After having watched the repeating films for some time, a group discussion began to which I could only listen. They talked about the nature or appearance of the objects and their ‘tactile, haptic quality’ as well as the perceived presence of the hand throughout – both evidenced in the roughly made objects, and the sense that hands hovered at the edges of the screen, orchestrating events. They spoke of the sculptures as props and described the ‘presence of a person in all these things’, as well as a Modernist sense of truth to materials. It was noted that the camera never moved, focusing attention instead on the ways in which the objects themselves behaved and performed, as opposed to using the camera as a way of seeing all around; as if the objects were saying ‘I do this!’ There was discussion concerning the nature of the objects: were they sculptures or props or playthings, somehow reliant upon the presence of the ‘player’? Despite noting a number of different sculptural styles and characteristics, the group seemed to have no trouble considering the objects as a whole.

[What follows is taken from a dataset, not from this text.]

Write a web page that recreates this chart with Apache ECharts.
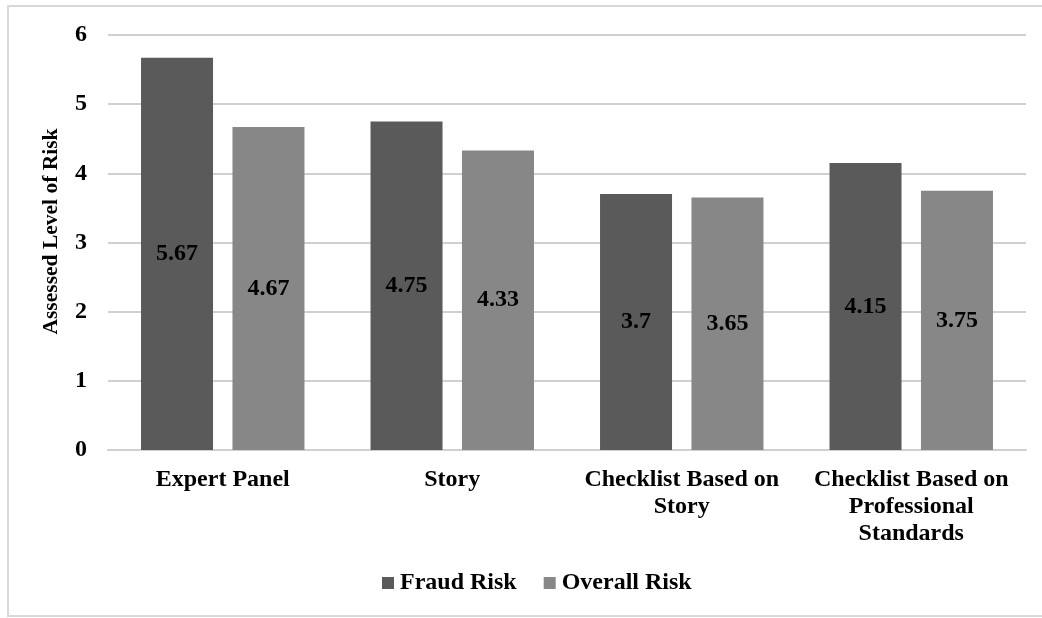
<!DOCTYPE html>
<html>
<head>
<meta charset="utf-8">
<script src="https://cdn.jsdelivr.net/npm/echarts@6/dist/echarts.min.js"></script>
<style>
html,body{margin:0;padding:0;background:#fff;}
#chart{width:1042px;height:618px;}
</style>
</head>
<body>
<div id="chart"></div>
<script>
// Assessed risk levels by assessment method
const categories = ['Expert Panel', 'Story', 'Checklist Based on\nStory', 'Checklist Based on\nProfessional\nStandards'];
const fraudRisk = [5.67, 4.75, 3.7, 4.15];
const overallRisk = [4.67, 4.33, 3.65, 3.75];
const seriesNames = ['Fraud Risk', 'Overall Risk'];
const yTicks = [0, 1, 2, 3, 4, 5, 6];

const FONT = '"Liberation Serif", "Times New Roman", serif';
const chart = echarts.init(document.getElementById('chart'));

const labelStyle = {
  show: true,
  position: 'inside',
  color: '#000',
  fontFamily: FONT,
  fontWeight: 'bold',
  fontSize: 24
};

chart.setOption({
  animation: false,
  backgroundColor: '#fff',
  graphic: [{
    type: 'rect',
    shape: { x: 8, y: 6, width: 1040, height: 610 },
    style: { fill: 'none', stroke: '#d9d9d9', lineWidth: 2 },
    silent: true
  }],
  grid: { left: 108, right: 16, top: 35, bottom: 168, containLabel: false },
  legend: {
    data: seriesNames,
    bottom: 18,
    left: 377,
    itemWidth: 12,
    itemHeight: 12,
    itemGap: 27,
    icon: 'rect',
    textStyle: { fontFamily: FONT, fontWeight: 'bold', fontSize: 24, color: '#000', padding: [0, 0, 0, 1] }
  },
  xAxis: {
    type: 'category',
    data: categories,
    axisLine: { show: true, lineStyle: { color: '#d0d0d0', width: 2 } },
    axisTick: { show: false },
    axisLabel: {
      interval: 0,
      margin: 16,
      fontFamily: FONT,
      fontWeight: 'bold',
      fontSize: 24,
      color: '#000',
      lineHeight: 27
    }
  },
  yAxis: {
    type: 'value',
    min: yTicks[0],
    max: yTicks[yTicks.length - 1],
    interval: 1,
    name: 'Assessed Level of Risk',
    nameLocation: 'middle',
    nameGap: 46,
    nameRotate: 90,
    nameTextStyle: { fontFamily: FONT, fontWeight: 'bold', fontSize: 21.5, color: '#000', padding: [0, 0, 0, 22] },
    axisLine: { show: false },
    axisTick: { show: false },
    axisLabel: { margin: 21, fontFamily: FONT, fontWeight: 'bold', fontSize: 24, color: '#000' },
    splitLine: { lineStyle: { color: '#d0d0d0', width: 2 } }
  },
  series: [
    {
      name: seriesNames[0],
      type: 'bar',
      data: fraudRisk,
      barWidth: 72,
      barGap: '27%',
      itemStyle: { color: '#5a5a5a' },
      label: labelStyle
    },
    {
      name: seriesNames[1],
      type: 'bar',
      data: overallRisk,
      barWidth: 72,
      barGap: '27%',
      itemStyle: { color: '#878787' },
      label: labelStyle
    }
  ]
});
</script>
</body>
</html>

It was at this point in the research that the question, of whether it was useful to think of these objects as sculpture, was posed. They clearly relate to sculpture, but the films are not straightforward documents of sculptural objects which pre-exist the process. Whilst they referred to the objects pictured as sculpture, the Peer Session group seemed naturally to consider them as having been made for the camera (which of course they were). What had begun as a necessity – that of having to create sculptures in order to test what happened to them when filmed - had become its own practice; one of creating objects to be filmed, which looked a lot like sculpture, but which challenged many assumptions about what discrete sculptural objects might be.

At this point it became clear too that these objects were interesting in their own right, not simply in how they might be considered to embody certain sculptural characteristics. They had taken on something of a life of their own. Equally the footage seemed to form a loose collection of material, which could be sequenced in different combinations, allowing subtle shifts in nuance.